- WHAT IS EXPECTED
Reproduce exactly the lines below, from the first one through the line containing "post_path = seg(0, 80) + square", and omit any pictures.
Start
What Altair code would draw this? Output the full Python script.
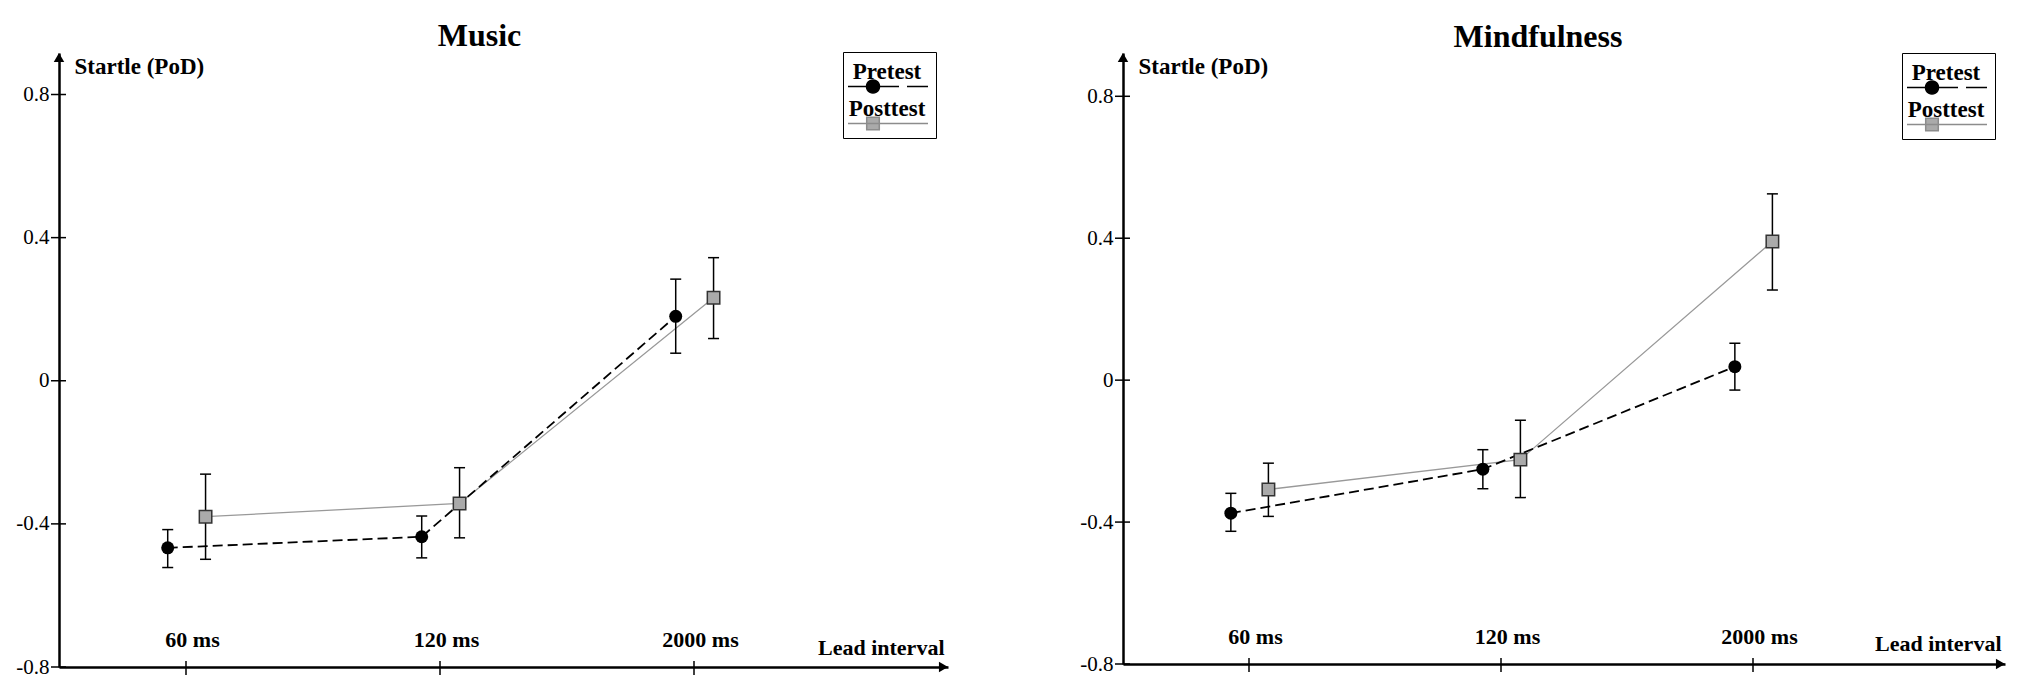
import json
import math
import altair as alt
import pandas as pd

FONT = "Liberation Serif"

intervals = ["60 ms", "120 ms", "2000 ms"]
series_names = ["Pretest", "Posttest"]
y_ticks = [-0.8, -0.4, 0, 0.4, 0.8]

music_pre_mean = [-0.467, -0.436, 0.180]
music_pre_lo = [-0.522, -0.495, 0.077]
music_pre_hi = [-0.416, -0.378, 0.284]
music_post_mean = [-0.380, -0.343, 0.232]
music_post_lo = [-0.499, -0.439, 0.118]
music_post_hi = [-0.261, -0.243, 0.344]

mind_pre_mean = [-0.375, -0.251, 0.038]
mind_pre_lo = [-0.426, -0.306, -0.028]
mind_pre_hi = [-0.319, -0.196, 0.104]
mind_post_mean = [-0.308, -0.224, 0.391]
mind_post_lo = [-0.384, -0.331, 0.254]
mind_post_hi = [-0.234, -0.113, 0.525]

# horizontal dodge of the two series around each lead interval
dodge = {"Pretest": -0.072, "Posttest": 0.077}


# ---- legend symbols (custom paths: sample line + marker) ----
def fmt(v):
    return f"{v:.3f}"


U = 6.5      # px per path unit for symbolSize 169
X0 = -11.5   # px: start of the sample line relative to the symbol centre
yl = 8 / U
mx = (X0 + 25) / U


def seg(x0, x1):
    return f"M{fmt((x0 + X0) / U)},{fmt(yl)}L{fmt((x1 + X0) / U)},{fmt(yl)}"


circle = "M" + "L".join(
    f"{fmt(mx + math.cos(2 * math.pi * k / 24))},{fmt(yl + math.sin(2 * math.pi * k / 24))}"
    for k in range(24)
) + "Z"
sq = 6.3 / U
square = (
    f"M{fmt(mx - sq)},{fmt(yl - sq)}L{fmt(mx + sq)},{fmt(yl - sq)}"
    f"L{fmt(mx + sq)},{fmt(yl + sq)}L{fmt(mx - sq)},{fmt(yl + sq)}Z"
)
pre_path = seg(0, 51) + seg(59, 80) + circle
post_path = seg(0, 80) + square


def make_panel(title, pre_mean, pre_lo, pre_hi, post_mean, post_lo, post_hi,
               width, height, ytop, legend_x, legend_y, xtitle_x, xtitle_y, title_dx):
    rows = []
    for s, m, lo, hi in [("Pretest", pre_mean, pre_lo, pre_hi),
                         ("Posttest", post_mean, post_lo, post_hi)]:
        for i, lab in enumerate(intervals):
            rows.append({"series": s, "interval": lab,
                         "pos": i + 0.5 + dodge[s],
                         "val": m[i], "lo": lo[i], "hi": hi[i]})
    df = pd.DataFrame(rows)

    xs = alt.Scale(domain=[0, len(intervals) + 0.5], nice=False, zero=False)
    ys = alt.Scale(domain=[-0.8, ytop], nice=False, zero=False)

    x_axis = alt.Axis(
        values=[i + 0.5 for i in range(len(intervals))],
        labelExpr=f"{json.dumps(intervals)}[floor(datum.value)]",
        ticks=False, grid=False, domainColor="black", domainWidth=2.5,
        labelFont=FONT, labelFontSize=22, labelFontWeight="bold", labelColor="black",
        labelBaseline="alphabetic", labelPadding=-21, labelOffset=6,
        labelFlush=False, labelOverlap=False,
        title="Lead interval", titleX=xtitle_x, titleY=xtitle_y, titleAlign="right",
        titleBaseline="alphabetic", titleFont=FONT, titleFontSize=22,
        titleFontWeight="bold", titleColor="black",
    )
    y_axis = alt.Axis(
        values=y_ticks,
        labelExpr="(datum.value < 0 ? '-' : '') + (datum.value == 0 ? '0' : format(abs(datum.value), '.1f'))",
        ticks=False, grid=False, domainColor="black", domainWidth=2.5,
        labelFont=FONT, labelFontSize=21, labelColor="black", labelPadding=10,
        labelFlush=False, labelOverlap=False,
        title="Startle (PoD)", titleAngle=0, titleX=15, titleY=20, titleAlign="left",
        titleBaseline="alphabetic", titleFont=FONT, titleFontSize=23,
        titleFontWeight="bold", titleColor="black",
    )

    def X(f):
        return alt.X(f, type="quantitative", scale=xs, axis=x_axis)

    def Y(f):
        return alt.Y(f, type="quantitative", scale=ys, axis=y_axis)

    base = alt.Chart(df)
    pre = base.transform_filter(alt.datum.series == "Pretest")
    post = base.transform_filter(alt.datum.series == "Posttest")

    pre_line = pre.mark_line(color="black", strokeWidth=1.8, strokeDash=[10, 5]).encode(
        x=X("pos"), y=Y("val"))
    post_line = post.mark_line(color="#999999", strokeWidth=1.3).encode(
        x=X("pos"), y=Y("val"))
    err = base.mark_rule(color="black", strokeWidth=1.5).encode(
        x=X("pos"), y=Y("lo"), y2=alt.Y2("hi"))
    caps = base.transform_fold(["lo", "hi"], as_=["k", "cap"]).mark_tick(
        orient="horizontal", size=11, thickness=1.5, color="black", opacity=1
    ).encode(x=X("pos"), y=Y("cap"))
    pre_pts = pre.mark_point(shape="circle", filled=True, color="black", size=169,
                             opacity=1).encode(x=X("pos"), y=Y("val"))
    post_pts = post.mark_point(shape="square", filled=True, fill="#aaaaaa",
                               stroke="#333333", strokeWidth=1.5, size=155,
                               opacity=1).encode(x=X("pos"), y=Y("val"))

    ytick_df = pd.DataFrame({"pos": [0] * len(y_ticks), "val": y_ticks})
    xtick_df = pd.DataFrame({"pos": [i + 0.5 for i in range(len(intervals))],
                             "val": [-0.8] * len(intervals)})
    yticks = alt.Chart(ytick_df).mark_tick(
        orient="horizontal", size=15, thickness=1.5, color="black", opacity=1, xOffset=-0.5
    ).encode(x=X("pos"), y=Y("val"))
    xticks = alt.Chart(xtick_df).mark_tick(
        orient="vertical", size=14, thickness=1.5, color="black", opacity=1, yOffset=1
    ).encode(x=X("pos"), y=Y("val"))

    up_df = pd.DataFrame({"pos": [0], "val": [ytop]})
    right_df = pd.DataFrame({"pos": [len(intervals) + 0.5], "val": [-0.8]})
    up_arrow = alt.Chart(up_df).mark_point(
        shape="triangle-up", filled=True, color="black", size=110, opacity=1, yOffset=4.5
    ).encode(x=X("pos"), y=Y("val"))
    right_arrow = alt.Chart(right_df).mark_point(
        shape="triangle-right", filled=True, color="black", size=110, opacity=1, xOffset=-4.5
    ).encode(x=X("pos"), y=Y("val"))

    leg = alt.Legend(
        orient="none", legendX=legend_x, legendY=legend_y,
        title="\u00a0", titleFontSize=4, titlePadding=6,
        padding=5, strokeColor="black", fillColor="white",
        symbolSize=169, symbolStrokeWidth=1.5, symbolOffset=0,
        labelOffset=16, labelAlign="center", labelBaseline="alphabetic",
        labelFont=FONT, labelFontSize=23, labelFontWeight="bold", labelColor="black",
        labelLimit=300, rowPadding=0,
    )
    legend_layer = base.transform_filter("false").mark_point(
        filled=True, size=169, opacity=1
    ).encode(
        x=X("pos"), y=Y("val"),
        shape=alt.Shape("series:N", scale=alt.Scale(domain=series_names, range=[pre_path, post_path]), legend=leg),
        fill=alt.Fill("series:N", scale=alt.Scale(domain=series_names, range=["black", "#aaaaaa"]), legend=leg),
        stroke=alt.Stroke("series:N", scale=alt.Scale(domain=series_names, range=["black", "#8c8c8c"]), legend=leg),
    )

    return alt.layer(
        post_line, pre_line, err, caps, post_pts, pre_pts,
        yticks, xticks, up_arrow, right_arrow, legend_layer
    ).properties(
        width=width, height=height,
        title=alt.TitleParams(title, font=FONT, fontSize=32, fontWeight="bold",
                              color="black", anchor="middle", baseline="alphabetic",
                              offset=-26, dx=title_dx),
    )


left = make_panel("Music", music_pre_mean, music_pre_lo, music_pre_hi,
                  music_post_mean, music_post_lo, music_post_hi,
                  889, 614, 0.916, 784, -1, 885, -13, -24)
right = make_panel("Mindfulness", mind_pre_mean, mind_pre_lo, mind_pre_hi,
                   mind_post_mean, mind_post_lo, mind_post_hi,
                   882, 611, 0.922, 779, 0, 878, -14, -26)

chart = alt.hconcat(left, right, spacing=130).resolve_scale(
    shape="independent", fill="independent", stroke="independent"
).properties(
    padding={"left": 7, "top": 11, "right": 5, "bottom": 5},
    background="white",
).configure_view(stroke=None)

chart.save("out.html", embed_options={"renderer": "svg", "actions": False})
End
- PROBLEM SOLUTION
What Altair code would draw this? Output the full Python script.
import json
import math
import altair as alt
import pandas as pd

FONT = "Liberation Serif"

intervals = ["60 ms", "120 ms", "2000 ms"]
series_names = ["Pretest", "Posttest"]
y_ticks = [-0.8, -0.4, 0, 0.4, 0.8]

music_pre_mean = [-0.467, -0.436, 0.180]
music_pre_lo = [-0.522, -0.495, 0.077]
music_pre_hi = [-0.416, -0.378, 0.284]
music_post_mean = [-0.380, -0.343, 0.232]
music_post_lo = [-0.499, -0.439, 0.118]
music_post_hi = [-0.261, -0.243, 0.344]

mind_pre_mean = [-0.375, -0.251, 0.038]
mind_pre_lo = [-0.426, -0.306, -0.028]
mind_pre_hi = [-0.319, -0.196, 0.104]
mind_post_mean = [-0.308, -0.224, 0.391]
mind_post_lo = [-0.384, -0.331, 0.254]
mind_post_hi = [-0.234, -0.113, 0.525]

# horizontal dodge of the two series around each lead interval
dodge = {"Pretest": -0.072, "Posttest": 0.077}


# ---- legend symbols (custom paths: sample line + marker) ----
def fmt(v):
    return f"{v:.3f}"


U = 6.5      # px per path unit for symbolSize 169
X0 = -11.5   # px: start of the sample line relative to the symbol centre
yl = 8 / U
mx = (X0 + 25) / U


def seg(x0, x1):
    return f"M{fmt((x0 + X0) / U)},{fmt(yl)}L{fmt((x1 + X0) / U)},{fmt(yl)}"


circle = "M" + "L".join(
    f"{fmt(mx + math.cos(2 * math.pi * k / 24))},{fmt(yl + math.sin(2 * math.pi * k / 24))}"
    for k in range(24)
) + "Z"
sq = 6.3 / U
square = (
    f"M{fmt(mx - sq)},{fmt(yl - sq)}L{fmt(mx + sq)},{fmt(yl - sq)}"
    f"L{fmt(mx + sq)},{fmt(yl + sq)}L{fmt(mx - sq)},{fmt(yl + sq)}Z"
)
pre_path = seg(0, 51) + seg(59, 80) + circle
post_path = seg(0, 80) + square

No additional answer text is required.